Representing more than 200 top foreign investors, the Overseas Investors Chamber of Commerce and Industry (OICCI) has approached Finance Minister Miftah Ismail for immediate course correction, including a clear road map to reduce expenditure, sell public sector entities and broaden the tax base, beyond what was announced in the latest budget.
In a letter to Mr Ismail, OICCI President Ghias Khan and Chief Executive Abdul Aleem said the chamber’s more than 200 members had invested over $20bn in Pakistan over the past ten years and would continue to be the largest tax contributor to the exchequer.
“We compliment you for finalising the IMF programme, subject to approval of the IMF policy board,” they told the minister. “We also appreciate the bold stance of your government in taking measures to align the petroleum prices to the actual cost. Hopefully, the electricity and gas pricing will also be aligned to cost, no subsidy, level soon.”
Welcomes govt’s ‘bold policy measures’ but laments high taxes, rupee’s slide
Meanwhile, the State Bank of Pakistan (SBP) has also increased the discount rate to a record high level to contain the fast-escalating inflation in the country.
The OCCI noted that the “bold cost-push measures have further been compounded by the fast-declining rupee parity against the US dollar”. Besides, these measures were bound to have a severe impact on the cost of living of the people and the cost of doing business in Pakistan, which was partly a regional phenomenon as well, it said.

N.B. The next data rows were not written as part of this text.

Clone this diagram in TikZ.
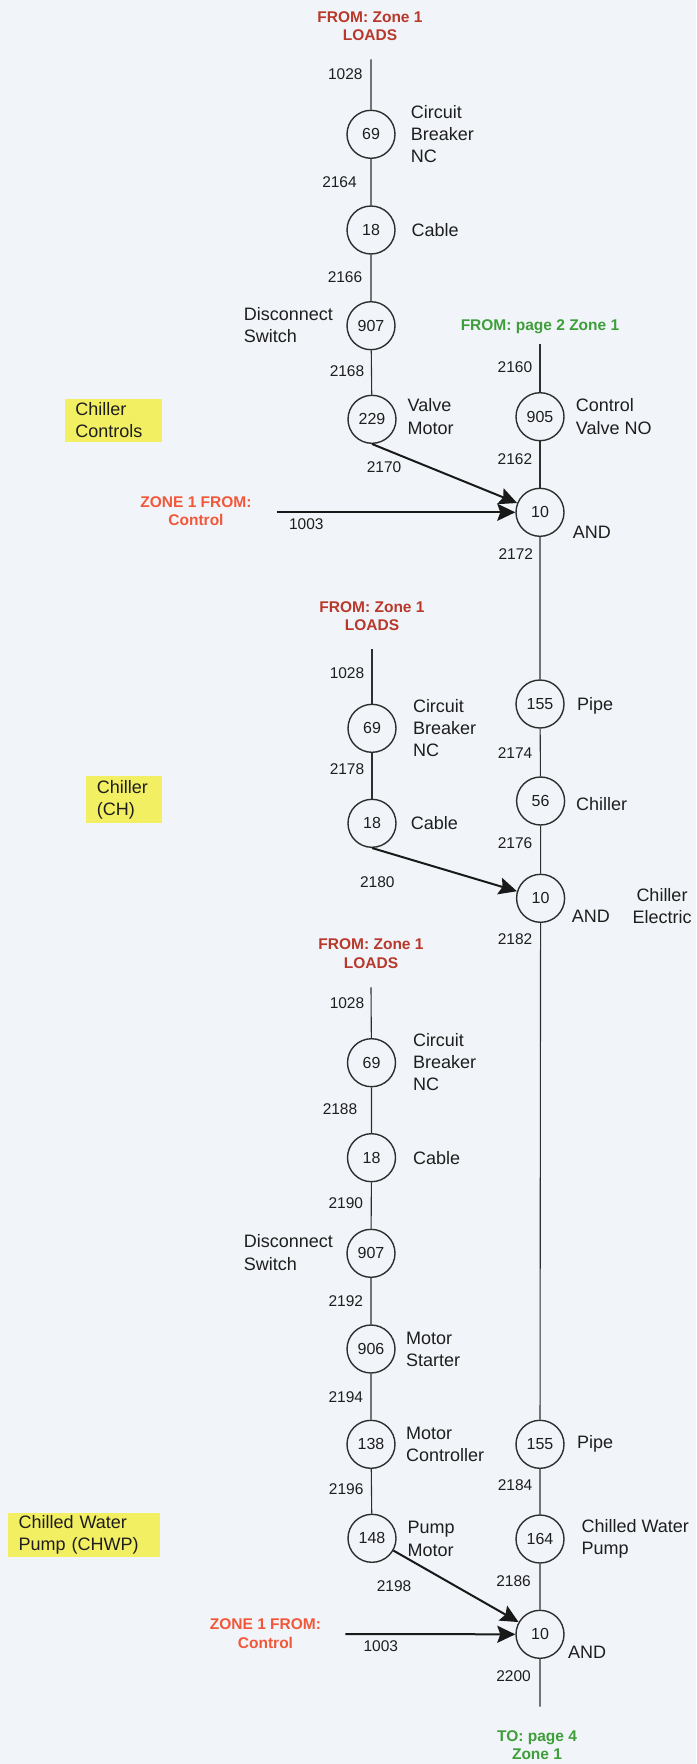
\documentclass[tikz,border=0pt]{standalone}
\usepackage{fontspec}
\setmainfont{Liberation Sans}
\usetikzlibrary{arrows.meta}
\definecolor{bg}{HTML}{F1F5F9}
\definecolor{txt}{HTML}{1E1E1E}
\definecolor{ln}{HTML}{2E2E2E}
\definecolor{dred}{HTML}{B8392C}
\definecolor{ored}{HTML}{F2573A}
\definecolor{grn}{HTML}{3E9E3A}
\definecolor{ylw}{HTML}{F3EF63}
\begin{document}
\begin{tikzpicture}[x=1pt,y=-1pt,
  circ/.style={circle,draw=ln,line width=1.4pt,minimum size=48pt,inner sep=0pt,text=txt,font=\fontsize{16}{18}\selectfont},
  lbl/.style={anchor=west,align=left,inner sep=0pt,text=txt,font=\fontsize{18}{22.3}\selectfont},
  lble/.style={lbl,anchor=east},
  num/.style={inner sep=0pt,text=txt,font=\fontsize{15.5}{17}\selectfont},
  hdr/.style={inner sep=0pt,align=center,font=\bfseries\fontsize{15.5}{18.5}\selectfont},
  ybox/.style={fill=ylw,inner xsep=10.5pt,inner ysep=0pt,align=left,text=txt,font=\fontsize{18}{22.3}\selectfont},
  wire/.style={draw=ln,line width=1.1pt},
  feed/.style={draw=black!90,line width=2pt,-{Stealth[length=18pt,width=17pt,inset=3pt]}}
]
\fill[bg] (0,0) rectangle (696,1764);
\useasboundingbox (0,0) rectangle (696,1764);

% ---------- section 1 (chiller controls)
\node[hdr,text=dred] (r1) at (370,26) {FROM: Zone 1\\LOADS};
\coordinate (t1) at (371,59.3);
\node[circ] (c1a) at (371,134.3) {69};
\node[circ] (c1b) at (371,230) {18};
\node[circ] (c1c) at (371,325.7) {907};
\node[circ] (c1d) at (372,419.3) {229};
\node[lbl] (l1a) at (410.6,134) {Circuit\\Breaker\\NC};
\node[lbl] (l1b) at (411.5,230) {Cable};
\node[lble] (l1c) at (333,325) {Disconnect\\Switch};
\node[lbl] (l1d) at (407.5,416.7) {Valve\\Motor};
\node[num] (n1028a) at (345.3,74) {1028};
\node[num] (n2164) at (339.5,182.3) {2164};
\node[num] (n2166) at (345,276.7) {2166};
\node[num] (n2168) at (347,370.7) {2168};
\node[num] (n2170) at (384,466.7) {2170};
\draw[wire] (t1) -- (c1a) -- (c1b) -- (c1c) -- (c1d);

\node[ybox,text width=76.5pt,minimum height=42.7pt] (bx1) at (113.65,420.3) {Chiller\\Controls};

\node[hdr,text=grn] (g1) at (540,326.7) {FROM: page 2 Zone 1};
\coordinate (t2) at (540,344.3);
\node[circ] (c2a) at (540,416.7) {905};
\node[circ] (c2b) at (540,512.3) {10};
\node[lbl] (l2a) at (575.7,416.7) {Control\\Valve NO};
\node[lbl] (l2b) at (572.6,532.3) {AND};
\node[num] (n2160) at (514.9,366.7) {2160};
\node[num] (n2162) at (514.9,459.3) {2162};
\node[num] (n2172) at (515.8,554) {2172};
\draw[wire] (t2) -- (c2a) -- (c2b);

\node[hdr,text=ored] (o1) at (196,511) {ZONE 1 FROM:\\Control};
\coordinate (s1) at (276.5,512.3);
\node[num] (n1003a) at (306.3,524.3) {1003};
\draw[feed] (s1) -- (c2b.west);
\draw[feed] (c1d.south) -- (c2b);

% ---------- section 2 (chiller)
\node[circ] (c2c) at (540,704) {155};
\node[circ] (c2d) at (540.6,801) {56};
\node[circ] (c2e) at (540.6,898.3) {10};
\node[lbl] (l2c) at (577,706) {Pipe};
\node[lbl] (l2d) at (576,804) {Chiller};
\node[lbl] (l2e) at (571.7,916.7) {AND};
\node[lbl,anchor=center,align=center] (l2f) at (662,906.3) {Chiller\\Electric};
\node[num] (n2174) at (515,752.7) {2174};
\node[num] (n2176) at (515,843.3) {2176};
\node[num] (n2182) at (515,939) {2182};
\draw[wire] (c2b) -- (c2c) -- (c2d) -- (c2e);

\node[hdr,text=dred] (r2) at (372,616.2) {FROM: Zone 1\\LOADS};
\coordinate (t3) at (372,649.3);
\node[circ] (c3a) at (372,728.3) {69};
\node[circ] (c3b) at (372,823.3) {18};
\node[lbl] (l3a) at (412.8,728) {Circuit\\Breaker\\NC};
\node[lbl] (l3b) at (410.6,823.3) {Cable};
\node[num] (n1028b) at (347,672.7) {1028};
\node[num] (n2178) at (347,769.3) {2178};
\node[num] (n2180) at (377.3,882.3) {2180};
\draw[wire] (t3) -- (c3a) -- (c3b);
\draw[feed] (c3b.south) -- (c2e);

\node[ybox,text width=54.9pt,minimum height=47.3pt] (bx2) at (124.25,799.7) {Chiller\\(CH)};

% ---------- section 3 (chilled water pump)
\node[hdr,text=dred] (r3) at (371,953.8) {FROM: Zone 1\\LOADS};
\coordinate (t4) at (371,987.3);
\node[circ] (c4a) at (371.5,1062.7) {69};
\node[circ] (c4b) at (371.5,1157.7) {18};
\node[circ] (c4c) at (371,1253.3) {907};
\node[circ] (c4d) at (371,1349) {906};
\node[circ] (c4e) at (371,1444.3) {138};
\node[circ] (c4f) at (372,1538.3) {148};
\node[lbl] (l4a) at (412.8,1062) {Circuit\\Breaker\\NC};
\node[lbl] (l4b) at (412.8,1157.7) {Cable};
\node[lble] (l4c) at (333,1252.5) {Disconnect\\Switch};
\node[lbl] (l4d) at (406,1349.2) {Motor\\Starter};
\node[lbl] (l4e) at (406,1444.5) {Motor\\Controller};
\node[lbl] (l4f) at (407.5,1538.8) {Pump\\Motor};
\node[num] (n1028c) at (347,1003.3) {1028};
\node[num] (n2188) at (340,1109.3) {2188};
\node[num] (n2190) at (345.8,1203.3) {2190};
\node[num] (n2192) at (345.8,1300.7) {2192};
\node[num] (n2194) at (345.8,1396.7) {2194};
\node[num] (n2196) at (346.2,1489.3) {2196};
\node[num] (n2198) at (394,1586) {2198};
\draw[wire] (t4) -- (c4a) -- (c4b) -- (c4c) -- (c4d) -- (c4e) -- (c4f);

\node[ybox,text width=130.6pt,minimum height=43.4pt] (bx3) at (83.9,1535) {Chilled Water\\Pump (CHWP)};

\node[circ] (c5a) at (540,1444.3) {155};
\node[circ] (c5b) at (540,1539) {164};
\node[circ] (c5c) at (540,1634.3) {10};
\node[lbl] (l5a) at (577,1444.3) {Pipe};
\node[lbl] (l5b) at (581.4,1538.8) {Chilled Water\\Pump};
\node[lbl] (l5c) at (568,1652.3) {AND};
\node[num] (n2184) at (515,1485) {2184};
\node[num] (n2186) at (513.5,1580.7) {2186};
\node[num] (n2200) at (513.5,1675.7) {2200};
\coordinate (e1) at (540,1706.7);
\draw[wire] (c2e) -- (c5a) -- (c5b) -- (c5c) -- (e1);
\node[hdr,text=grn] (g2) at (537,1745) {TO: page 4\\Zone 1};

\node[hdr,text=ored] (o2) at (265.5,1633.8) {ZONE 1 FROM:\\Control};
\coordinate (s2) at (345.3,1634);
\node[num] (n1003b) at (380.8,1645.7) {1003};
\draw[feed] (s2) -- (c5c.west);
\draw[feed] (c4f) -- (c5c);
\end{tikzpicture}
\end{document}
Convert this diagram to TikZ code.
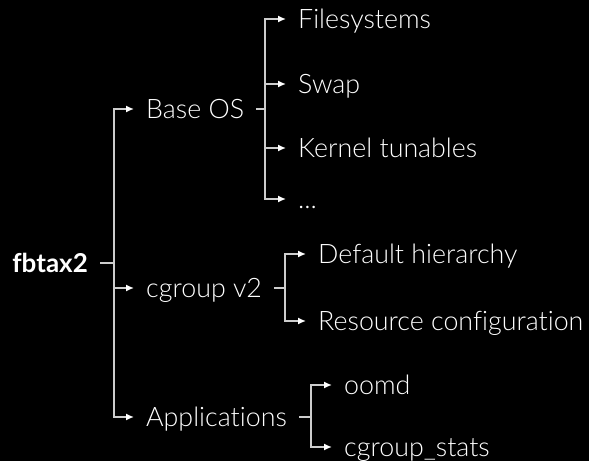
\documentclass[tikz,border=0pt]{standalone}
\usepackage{fontspec}
\setmainfont{Lato}[UprightFont=* Light, BoldFont=* Bold, Ligatures=NoCommon]
\usetikzlibrary{arrows.meta, positioning}
\definecolor{linegray}{RGB}{205,205,205}

\begin{document}
\begin{tikzpicture}[x=1pt, y=-1pt,
    item/.style={text=white,
                 inner xsep=12pt,
                 inner ysep=0pt,
                 text height=18pt,
                 text depth=0pt,
                 font=\fontsize{26.8}{30}\selectfont},
    link/.style={draw=linegray,
                 line width=1.5pt},
    >={Latex[length=8pt,width=7pt,color=white]}]
    % background and page size
    \fill[black] (0,0) rectangle (589,461);
    \useasboundingbox (0,0) rectangle (589,461);

    % the root
        \node[item,
              anchor=east,
              font=\fontsize{26}{30}\selectfont\bfseries] (fbtax) at (100,263) {fbtax2};

    % first level
        \node[item, anchor=west] (base) at (134,109) {Base OS};
        \node[item, anchor=west] (cgv2) at (134,288) {cgroup v2};
        \node[item, anchor=west] (apps) at (134,417) {Applications};

    % under Base OS
        \node[item, anchor=west] (fs)   at (286,19)  {Filesystems};
        \node[item, anchor=west] (swap) at (286,84)  {Swap};
        \node[item, anchor=west] (kern) at (286,148) {Kernel tunables};
        \node[item, anchor=west] (more) at (286,199) {...};

    % under cgroup v2
        \node[item, anchor=west] (hier) at (306,254) {Default hierarchy};
        \node[item, anchor=west] (conf) at (306,321) {Resource configuration};

    % under Applications
        \node[item, anchor=west] (oomd)  at (332,385) {oomd};
        \node[item, anchor=west] (stats) at (332,447) {cgroup\_stats};

    % branch points
        \coordinate (j0) at (114,263);
        \coordinate (j1) at (265,109);
        \coordinate (j2) at (285,288);
        \coordinate (j3) at (311,417);

       \draw[link]
            (fbtax.east) -- (j0)
            (base.east) -- (j1)
            (cgv2.east) -- (j2)
            (apps.east) -- (j3);

       \draw[link, ->] (j0) |- (base.west);
       \draw[link, ->] (j0) |- (cgv2.west);
       \draw[link, ->] (j0) |- (apps.west);

       \draw[link, ->] (j1) |- (fs.west);
       \draw[link, ->] (j1) |- (swap.west);
       \draw[link, ->] (j1) |- (kern.west);
       \draw[link, ->] (j1) |- (more.west);

       \draw[link, ->] (j2) |- (hier.west);
       \draw[link, ->] (j2) |- (conf.west);

       \draw[link, ->] (j3) |- (oomd.west);
       \draw[link, ->] (j3) |- (stats.west);
    \end{tikzpicture}
\end{document}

The OICCI said its members had also been perturbed by abrupt changes in the taxation regime — such as a super tax — in the recently announced Finance Bill and, more importantly, the rapid decline of the rupee in the last few weeks and days.
At the same time, the SBP has also been issuing various ad hoc measures to curb unnecessary import payments, and perhaps rightly so, the chamber said but insisted that all these actions, especially currency depreciation, were causing serious concerns and were shaking the confidence of OICCI members.
The letter said many OICCI members had investment plans in the pipeline and continued to promote further foreign direct investment (FDI) to the country. However, high taxation announced in the latest budget and the never-ending decline in the rupee’s value posed the danger of permanently damaging the country’s image as an attractive destination for FDI, it said.